Lindsay Dentlinger4 April 2025 | 10:23

NHBRC's lapses that led to George building collapse laid bare in Parliament

These include the failure of the council to ensure all the required documents were submitted ahead of construction and to conduct regular inspections of the building site.

NHBRC's lapses that led to George building collapse laid bare in Parliament

FILE: The site of the building collapse in George, in the Western Cape on 12 May 2024. Picture: Kayleen Morgan/EWN

CAPE TOWN - A litany of lapses by the National Home Builders Registration Council (NHBRC) that led to last year's George building collapse have been laid bare in Parliament on Friday.

These include the failure of the council to ensure all the required documents were submitted ahead of construction and to conduct regular inspections of the building site.

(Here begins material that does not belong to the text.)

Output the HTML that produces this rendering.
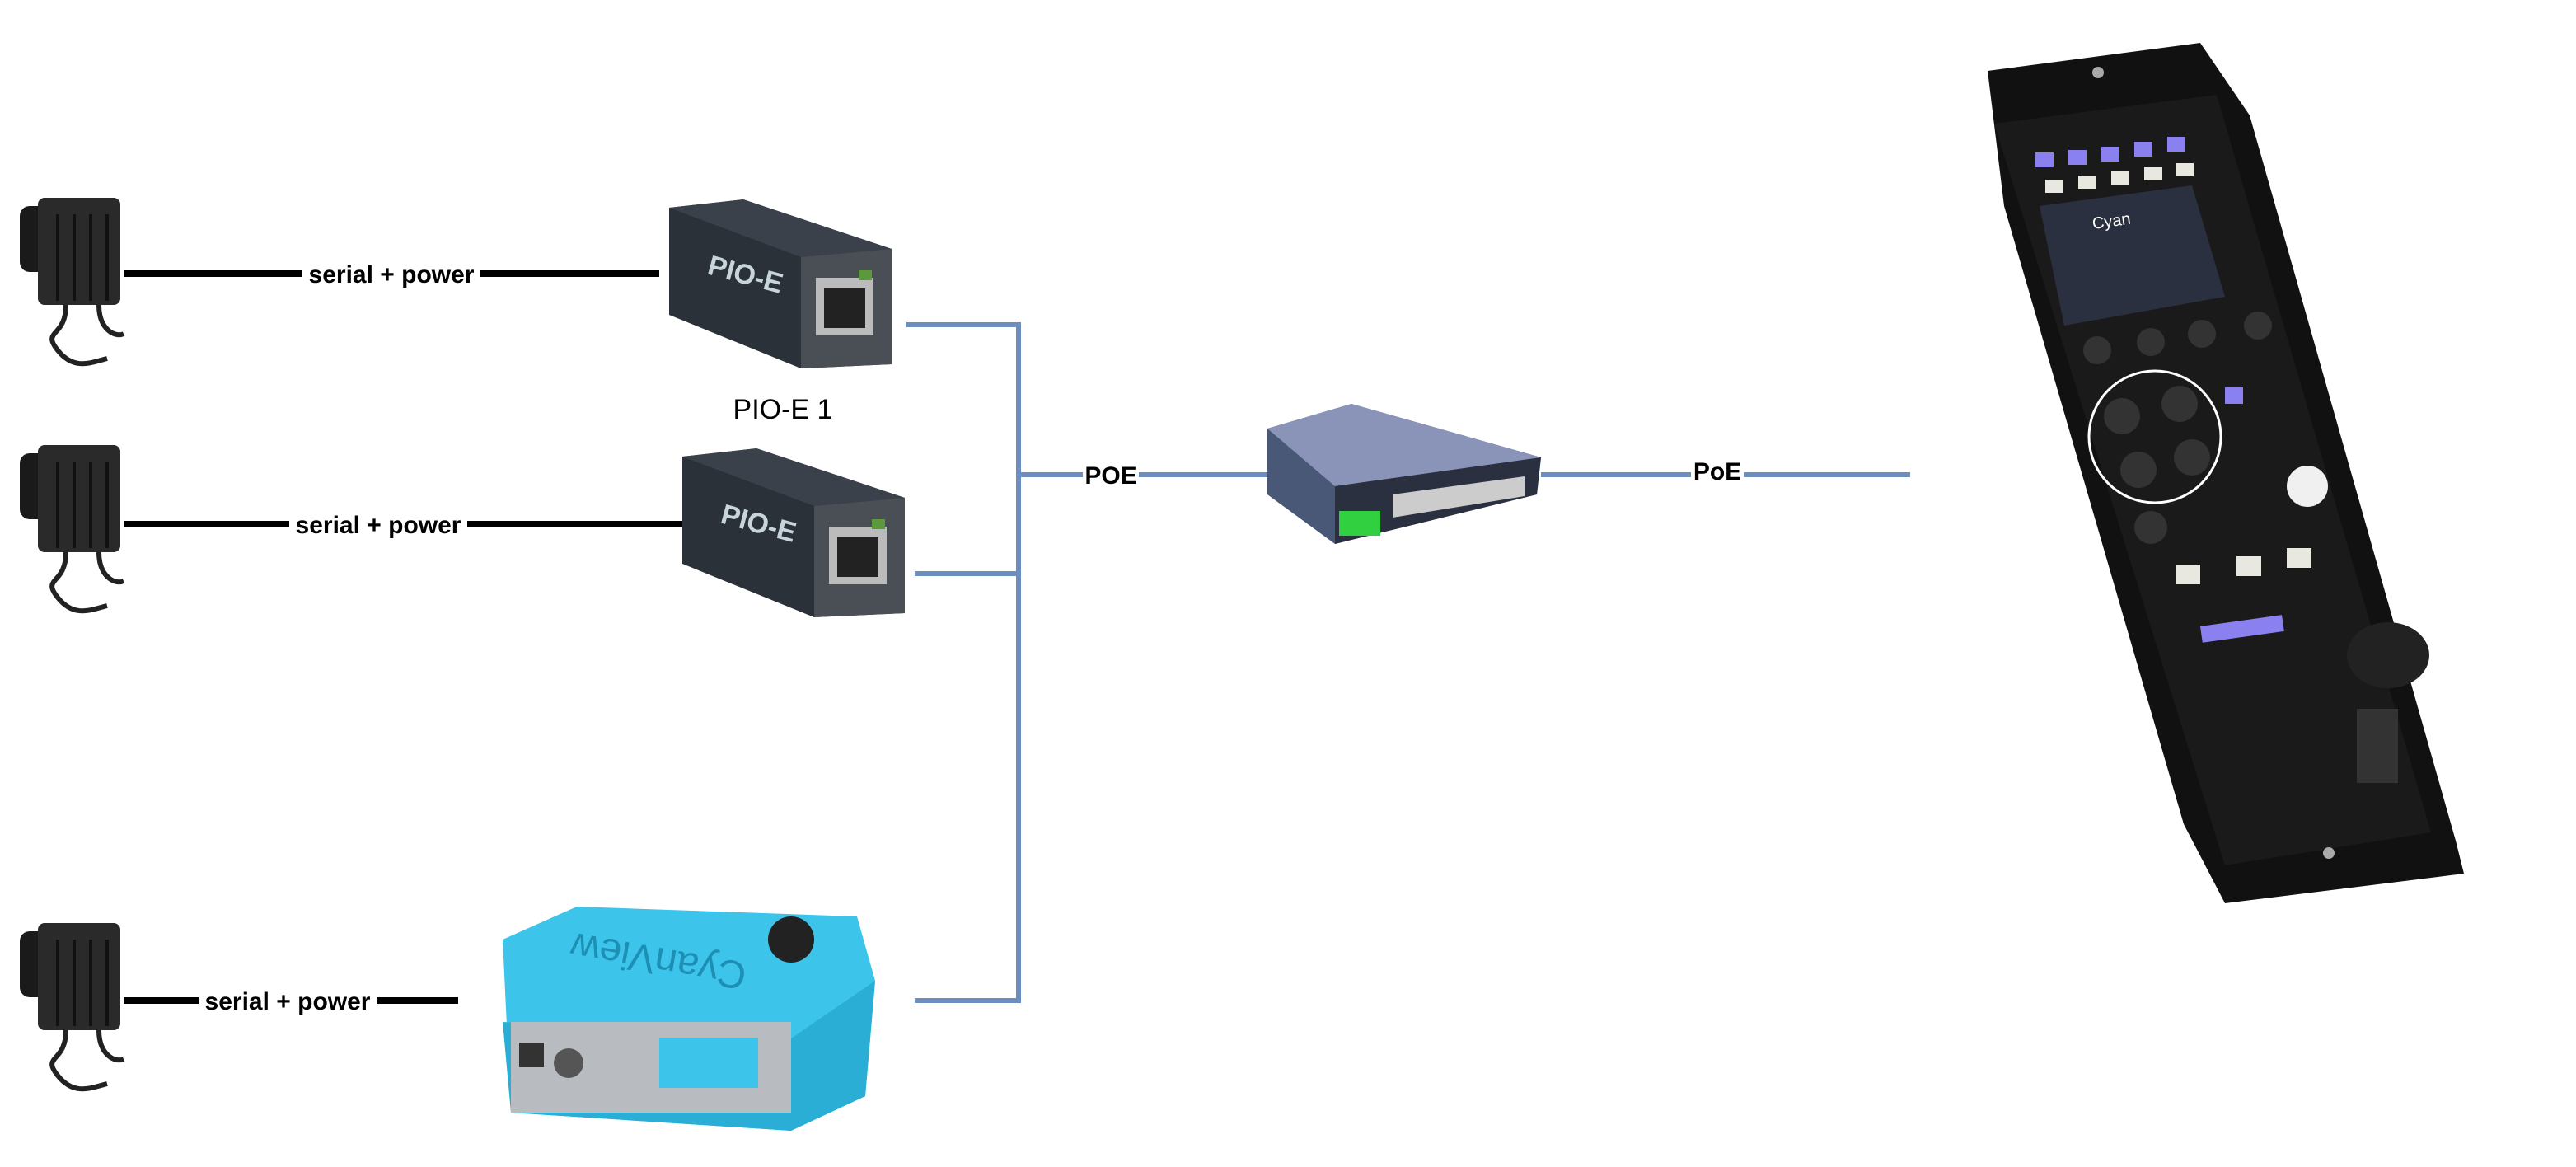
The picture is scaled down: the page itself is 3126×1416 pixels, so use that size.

Human Settlements Minister Thembi Nkadimeng also told the portfolio committee that the building was registered to only be a single storey.

Thirty-four people died when the multi-storey apartment block caved in eleven months ago while still under construction.

A 250-page report on an investigation conducted by a risk company on behalf of the NHBRC has revealed that Liatel Developments failed to properly enroll the George apartment building before construction began.

A single-storey building was registered only eight days after construction had already began and structural designs were lacking in the application.

The developer allegedly didn't have enough money to register the Victoria Street building as a multi-storey building.

Nkadimeng said NHBRC employees were complicit in the failures, giving the building the go-ahead despite the missing documentation.

"So the real cause of the collapse is articulated in the report as processes that were not followed in terms of the proper registration of the building and to ensure the structure of a single storey to a multi-storey is desirable for the strength of the carry and that literally led to the collapse."

She said that no real fault was found with the building materials used, although there were cracks in the lower structure even before the building was raised to multiple floors.